Slim or flared, indigo or colorful, embellished or clean, high waist or low waist, trends for spring here appear to be as murky and uncertain as the current economy. However, there is one definite trend that overshadows the others: a return to vintage looks. Perhaps in their quest for something similar to a security blanket, customers are looking for denim that harkens back to a reassuring past, with a Seventies inspiration and a strong “used” patina.
“We are working meticulously with our development team to create authentically inspired vintage washes,” said Susie Crippen, co-founding partner and creative director of Los Angeles-based label J Brand. While believing that the used, distressed and worn look is a must for spring, Crippen also noted that “anything goes” in this market, from low- to high-waist models, from slim to flared designs. “There is no specific trend, except to buy to cover whatever mood you are in,” said Crippen.

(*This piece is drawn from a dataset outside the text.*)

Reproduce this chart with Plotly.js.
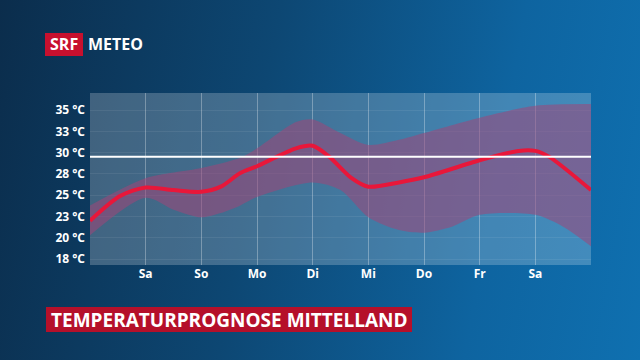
<!DOCTYPE html>
<html><head><meta charset="utf-8">
<script src="https://cdn.plot.ly/plotly-3.0.1.min.js"></script>
<style>
html,body{margin:0;padding:0;width:640px;height:360px;overflow:hidden;
background:linear-gradient(100deg,#0b2d4c 0%,#0d4773 40%,#0e64a0 75%,#0f70b0 100%);}
#chart{width:640px;height:360px;}
</style></head><body><div id="chart"></div>
<script>
// Days: 0 = Fr ... 9 ; ticks at 1..8
const tickDays = [1,2,3,4,5,6,7,8];
const tickLabels = ['Sa','So','Mo','Di','Mi','Do','Fr','Sa'];
const yTickVals = [35,32.5,30,27.5,25,22.5,20,17.5];
const yTickText = ['35 °C','33 °C','30 °C','28 °C','25 °C','23 °C','20 °C','18 °C'];

const medX = [0,0.54,1,1.5,2,2.35,2.7,3,3.7,4,4.3,4.7,5,5.55,6,7,7.7,8,8.25,9];
const medY = [22.0,24.9,25.9,25.6,25.4,26.0,27.6,28.4,30.5,30.8,29.5,27.0,26.0,26.5,27.1,29.1,30.2,30.2,29.5,25.6];

const upX = [0,1,2,2.7,3,3.7,4,4.5,5,5.55,6,7,8,9];
const upY = [23.8,27.0,28.2,29.4,30.5,33.6,33.9,32.3,30.9,31.5,32.3,34.1,35.5,35.7];

const loX = [0,1,1.5,2,2.35,2.7,3,4,4.5,5,5.55,6,6.5,7,8,8.5,9];
const loY = [20.3,24.7,23.3,22.4,22.9,23.8,24.8,26.5,25.6,22.4,20.9,20.6,21.3,22.7,22.7,21.3,19.0];

const refLine = 29.5;

const px = x => (x-90)/501;
const py = y => (265-y)/172;

const traces = [
  {x:loX,y:loY,mode:'lines',line:{width:0,shape:'spline',smoothing:0.8},hoverinfo:'skip',showlegend:false},
  {x:upX,y:upY,mode:'lines',line:{width:0,shape:'spline',smoothing:0.8},fill:'tonexty',fillcolor:'rgba(160,70,120,0.55)',hoverinfo:'skip',showlegend:false},
  {x:medX,y:medY,mode:'lines',line:{width:4,color:'#e8173a',shape:'spline',smoothing:0.8},hoverinfo:'skip',showlegend:false}
];

const layout = {
  width:640,height:360,
  margin:{l:90,r:49,t:93,b:95},
  paper_bgcolor:'rgba(0,0,0,0)',
  plot_bgcolor:'rgba(255,255,255,0.22)',
  font:{family:'"Open Sans", sans-serif',color:'#ffffff'},
  xaxis:{range:[0,9],tickvals:tickDays,ticktext:tickLabels,showgrid:true,gridcolor:'rgba(255,255,255,0.3)',gridwidth:1,
         zeroline:false,showline:false,ticks:'',tickfont:{size:12,color:'#fff',family:'"Open Sans", sans-serif',weight:'bold'},fixedrange:true},
  yaxis:{range:[16.8,37],tickvals:yTickVals,ticktext:yTickText,showgrid:true,gridcolor:'rgba(255,255,255,0.07)',
         zeroline:false,showline:false,ticks:'',ticklabelstandoff:4,tickfont:{size:12,color:'#fff',family:'"Open Sans", sans-serif',weight:'bold'},fixedrange:true},
  shapes:[
    {type:'line',xref:'paper',x0:0,x1:1,yref:'y',y0:refLine,y1:refLine,line:{color:'#ffffff',width:2}},
    {type:'rect',xref:'paper',yref:'paper',x0:px(45),x1:px(83),y0:py(56),y1:py(33),fillcolor:'#c8102e',line:{width:0}},
    {type:'rect',xref:'paper',yref:'paper',x0:px(46),x1:px(412),y0:py(332),y1:py(307),fillcolor:'#b5102a',line:{width:0}}
  ],
  annotations:[
    {xref:'paper',yref:'paper',x:px(64),y:py(44.5),text:'<b>SRF</b>',showarrow:false,xanchor:'center',yanchor:'middle',font:{size:16,color:'#fff',family:'"Open Sans", sans-serif'}},
    {xref:'paper',yref:'paper',x:px(86),y:py(44.5),text:'<b>METEO</b>',showarrow:false,xanchor:'left',yanchor:'middle',font:{size:16,color:'#fff',family:'"Open Sans", sans-serif'}},
    {xref:'paper',yref:'paper',x:px(229),y:py(319.5),text:'<b>TEMPERATURPROGNOSE MITTELLAND</b>',showarrow:false,xanchor:'center',yanchor:'middle',font:{size:19,color:'#fff',family:'"Open Sans", sans-serif'}}
  ]
};
Plotly.newPlot('chart',traces,layout,{displayModeBar:false,staticPlot:true});
</script></body></html>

Wilbert Das, creative director at Diesel, said the company “has been using history as a palette, imagining denim handed down for generations, picking up influences from each decade while retaining the imprint of the past.” To this end, modern pieces have a vintage patina, said Das. While key fits are workwear for men and flare for women, the focus for spring is on washes, in particular the Bastonati (Italian for thrashed) and Bleach. Das described the former as an “ultra-sophisticated wash [that] replicates the cool, natural effect on denim that has dried naturally under the sun without turning it inside out. The latter boasts an ultrafaded, shadowed effect — highlighted in some cases by darker detailings, as if a patch was removed in those areas — that show off the superused look typical of Diesel.”
Conversely, at Miss Sixty, co-founder and creative director of Chieti, Italy-based Sixty Group Wichy Hassan said it will “not be so much about the washes, which, yes, are important, but we focused on fi ttings, not small changes, but macro concepts.” Case in point: harem pants that are exaggeratedly large, balloon shaped, very tight at the bottom, with a very low crotch almost grazing the knees, and tight at the hips. “We are thinking strong concepts, more runway fashion,” said Hassan, who believes this will be a way to give a saturated, “tired” market a new impulse. Because a lot of fabric is needed for these models, Hassan said that “you must choose the right weight, a lighter denim for a comfortable and draped effect. Denim is the most extraordinary, adaptable material.” As for colors, the designer said he believes in acid washes in tones of green and burgundy.
Replay, on the other hand, is not endorsing aggressive silhouettes for spring. Gaetano Sallorenzo, chief executive officer of the Asolo, Italy-based company, said the firm is looking for exclusivity through precious accessories and handmade details, such as richer leather labels, buttons and rivets, or jewel zips, rather than over-the-top shapes. “Everything is more understated, and shapes are not extreme,” said Sallorenzo, citing confidence in flared pants rather than exaggerated bell-bottoms. Replay also is banking on vintage washes, exclusive treatments and manual interventions such as cuts or abrasions.
Sallorenzo noted that “denim manages not only to survive despite the surrounding negativity, it actually grows.” Also, the executive said he has seen customers being more drawn to historical brands. “They need novelty, so they turn to those brands that have culture and history and are a guarantee for innovation,” he said.
Angelo Caroli, who stores more than 50,000 designer vintage pieces and denim rarities in his shop and so-called “Vintage Palace” in Lugo di Romagna, off the Adriatic coast, concurred, citing “an evolution toward the past” and a late-Seventies inspiration, pointing to that period’s high-waisted and detail-rich pants. “This is why customers are turning to historical brands,” said Caroli, who also sees a return to vivid colors such as red, yellow, green, electric blue and purple.
Vintage is the key word at Civitanova Marche, Italy-based Fornarina, as well. Veronica Bertini, the brand’s fashion coordinator, said Fornarina is banking on “intensely treated denim with a defi nite vintage look” and sorbet shades, in addition to light gray, sky blue tones and indigo, black and white. Scratches, rips and pressed folds add a vintage, destroyed look to the pants. Fornarina is aiming for a feminine look, with a skinny, slim and superslim fit, with slightly high-waisted and flared pants. The focus is also on special details, such as Eighties-inspired studs and ethnic embroideries, while multicolored microstitching and crystals embellish the pockets. As part of its ongoing collaboration with Swarovski, crystal patterns continue to decorate a number of pieces.
In reference to the perpetual debate of low waist versus high waist, Augusto Romano, general director of Puglia, Italy-based Meltin’ Pot, said he’s seen a demand for a high waist in front of the pants and a low waist in the back. However, “trends are not very evident,” said Romano, who believes this is a consequence of a “depressed market.” Romano described the women’s denim segment as “complicated.” That said, he identified one of the main trends as “a predominance of slim with a slight flare and a larger fit, slightly baggy, more masculine, yet sexy.” In accordance with his peers, Romano also sees a return of strong colors, such as violet, red and yellow.